ILLINOIS APPELLATE COURT — FIRST DISTRICT (4TH DIVISION) REVERSED AND REMANDED.
OPINION FILED MAY 14, 1981.
PATRICIA DEMCHUK, CONSERVATOR OF THE ESTATE OF RICHARD DEMCHUK, SR., ET AL., PLAINTIFFS-APPELLANTS,
MICHAEL DUPLANCICH ET AL., DEFENDANTS. — (MANNY PERL'S, INC., ET AL., DEFENDANTS-APPELLEES.)
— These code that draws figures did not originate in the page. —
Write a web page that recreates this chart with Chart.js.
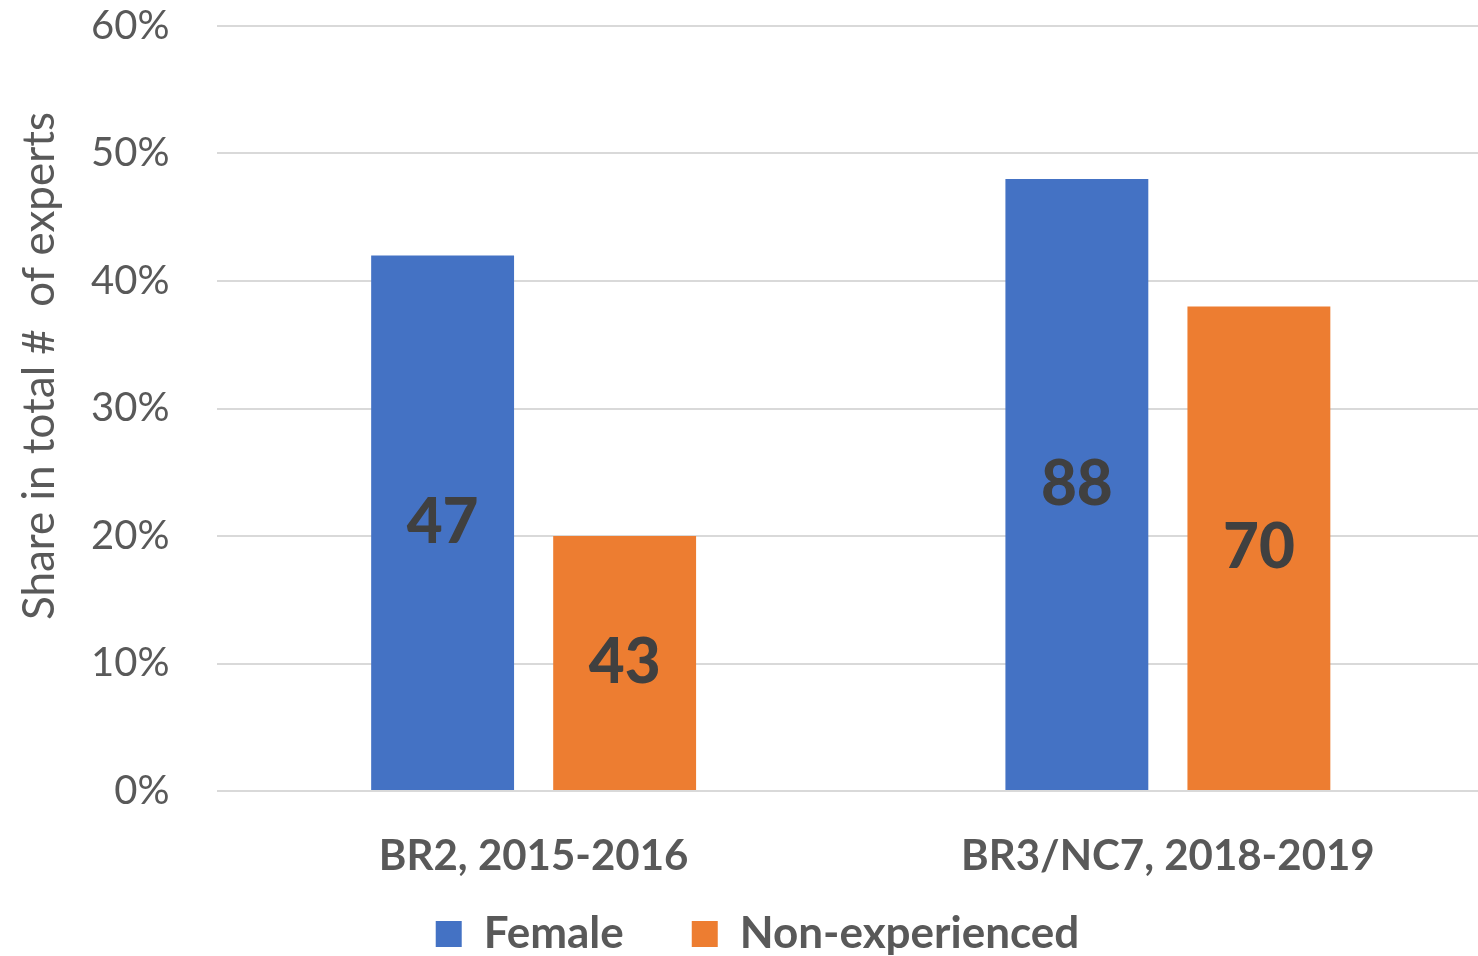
<!DOCTYPE html>
<html>
<head>
<meta charset="utf-8">
<script src="https://cdn.jsdelivr.net/npm/chart.js@4.4.1/dist/chart.umd.min.js"></script>
<style>
  html, body { margin: 0; padding: 0; background: #fff; overflow: hidden; }
  #wrap { width: 1485px; height: 956px; }
</style>
</head>
<body>
<div id="wrap"><canvas id="expertsChart"></canvas></div>
<script>
// data
const categories = ["BR2, 2015-2016", "BR3/NC7, 2018-2019"];
const femaleShare = [42, 48];
const nonExpShare = [20, 38];
const femaleCount = [47, 88];
const nonExpCount = [43, 70];
const yTicks = [0, 10, 20, 30, 40, 50, 60];
const yTitle = "Share in total #  of experts";

const textGray = "#595959";

// numbers in the middle of each bar
const barLabels = {
  id: "barLabels",
  afterDatasetsDraw(chart) {
    const ctx = chart.ctx;
    ctx.save();
    ctx.font = "900 62px Lato";
    ctx.fillStyle = "#404040";
    ctx.textAlign = "center";
    ctx.textBaseline = "middle";
    chart.data.datasets.forEach((ds, i) => {
      chart.getDatasetMeta(i).data.forEach((bar, j) => {
        ctx.fillText(ds.counts[j], bar.x, (bar.y + bar.base) / 2);
      });
    });
    ctx.restore();
  },
};

// y axis title, placed where excel put it
const sideTitle = {
  id: "sideTitle",
  afterDraw(chart) {
    const ctx = chart.ctx;
    ctx.save();
    ctx.translate(40, 366);
    ctx.rotate(-Math.PI / 2);
    ctx.font = "44px Lato";
    ctx.fillStyle = textGray;
    ctx.textAlign = "center";
    ctx.textBaseline = "middle";
    ctx.fillText(yTitle, 0, 0);
    ctx.restore();
  },
};

const ctx = document.getElementById("expertsChart");
new Chart(ctx, {
  type: "bar",
  data: {
    labels: categories,
    datasets: [
      {
        label: "Female",
        data: femaleShare,
        counts: femaleCount,
        backgroundColor: "#4472C4",
        borderWidth: 0,
      },
      {
        label: "Non-experienced",
        data: nonExpShare,
        counts: nonExpCount,
        backgroundColor: "#ED7D31",
        borderWidth: 0,
      },
    ],
  },
  options: {
    responsive: true,
    maintainAspectRatio: false,
    animation: false,
    categoryPercentage: 0.574,
    barPercentage: 0.785,
    // left padding nudges the legend right; the y axis width below makes up for it
    layout: { padding: { top: 26, bottom: -10, left: 30, right: 0 } },
    plugins: {
      tooltip: { enabled: false },
      legend: {
        position: "bottom",
        onClick: null,
        labels: {
          boxWidth: 26,
          boxHeight: 26,
          padding: 10,
          color: textGray,
          font: { family: "Lato", size: 44, weight: "bold" },
          // empty spacer item so the two entries sit further apart
          generateLabels(chart) {
            const items = Chart.defaults.plugins.legend.labels.generateLabels(chart);
            items.splice(1, 0, {
              text: "",
              fillStyle: "rgba(0,0,0,0)",
              strokeStyle: "rgba(0,0,0,0)",
              lineWidth: 0,
              hidden: false,
            });
            return items;
          },
        },
      },
    },
    scales: {
      x: {
        grid: { display: false, drawTicks: false },
        border: { display: false },
        ticks: {
          color: textGray,
          padding: 40,
          font: { family: "Lato", size: 42, weight: "bold" },
        },
        afterFit: (scale) => { scale.height = 111; },
      },
      y: {
        min: 0,
        max: 60,
        afterBuildTicks: (scale) => { scale.ticks = yTicks.map((v) => ({ value: v })); },
        // invisible tick marks keep the labels away from the grid
        grid: { color: "#d9d9d9", lineWidth: 2, drawTicks: true, tickLength: 47, tickColor: "rgba(0,0,0,0)" },
        border: { display: false },
        ticks: {
          color: textGray,
          padding: 0,
          font: { family: "Lato", size: 40 },
          callback: (v) => v + "%",
        },
        afterFit: (scale) => { scale.width = 186.5; },
      },
    },
  },
  plugins: [barLabels, sideTitle],
});
</script>
</body>
</html>
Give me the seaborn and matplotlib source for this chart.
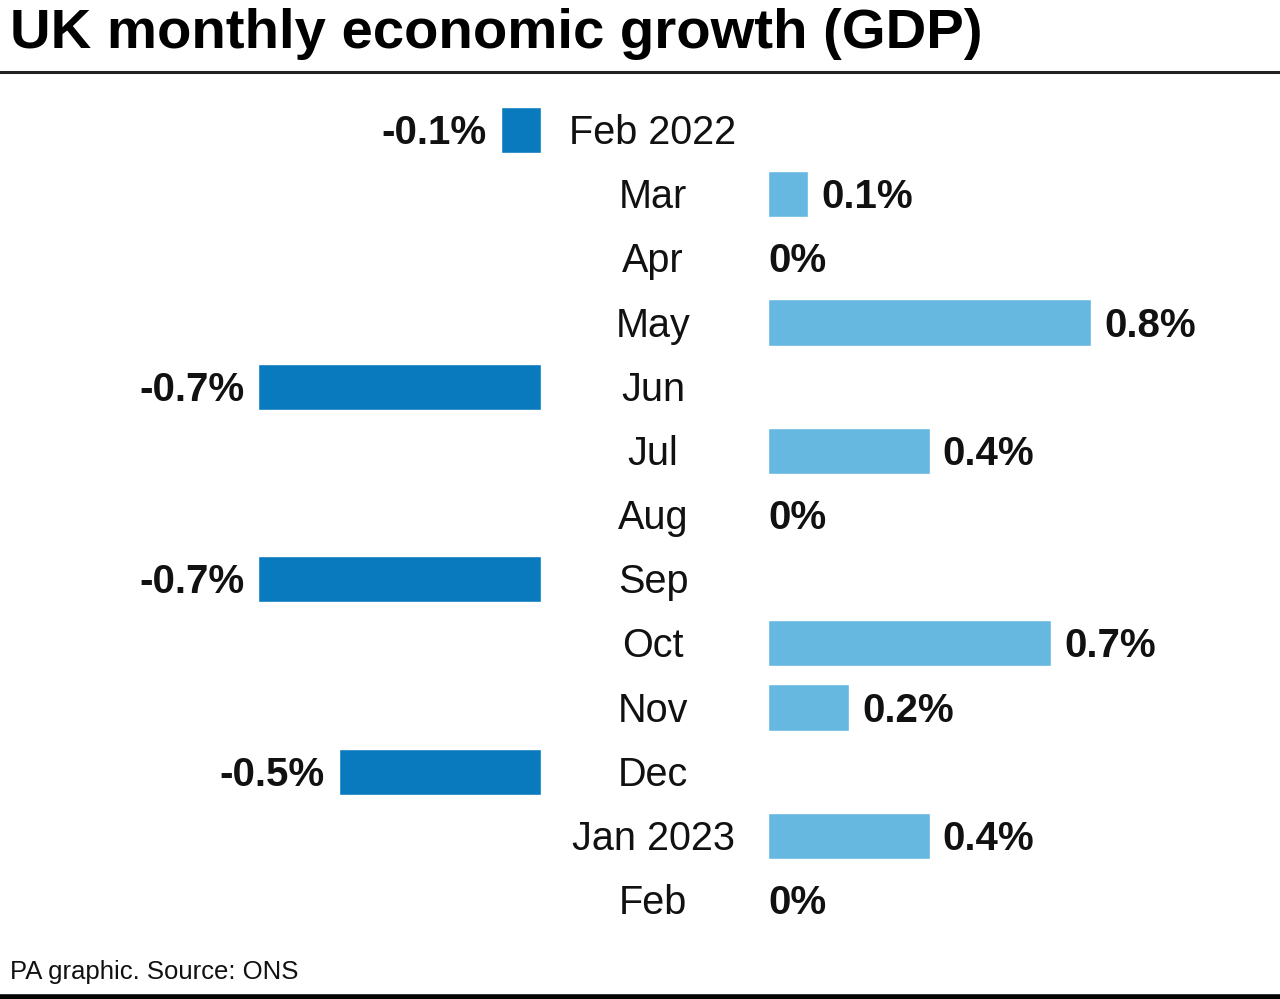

APPEAL from the Circuit Court of Cook County; the Hon. MYRON
GOMBERG, Judge, presiding.
MR. JUSTICE JOHNSON DELIVERED THE OPINION OF THE COURT:
Rehearing denied June 25, 1981.
On January 5, 1977, plaintiffs, Patricia Demchuk, individually and as conservator of the estate of Richard Demchuk, Sr., and Richard Demchuk, Jr., filed a complaint in the circuit court of Cook County against Michael Duplancich for negligence in operation of a motor vehicle that caused injuries to Richard Demchuk, Sr., and Richard Demchuk, Jr., on July 7, 1976. On April 15, 1977, plaintiffs filed an amended complaint adding Eli Boskovich, individually and doing business as Pershing Liquors, and Maurice Valenti as defendants under the Dramshop Act (Ill. Rev. Stat. 1975, ch. 43, par. 135). On October 19, 1977, plaintiffs filed a first amended count III to the complaint adding Boskovich and Company as an additional party defendant.
On March 8, 1979, plaintiffs filed an amended complaint, count IV, adding Manny Perl's, Inc., and/or First National Bank of Cicero, Trustee, under Trust No. 1260, as owner of the tavern located at 5647 West 35th Street, Cicero, Illinois, which tavern sold alcoholic beverages to defendant Duplancich. Plaintiffs also added Patrick T. LaCava as a defendant for negligently operating a motor vehicle. On May 29, 1979, defendants Manny Perl's, Inc., and First National Bank of Cicero moved for dismissal of count IV because suit was not filed within 1 year of the occurrence as required under the Dramshop Act (Ill. Rev. Stat. 1977, ch. 43, par. 135).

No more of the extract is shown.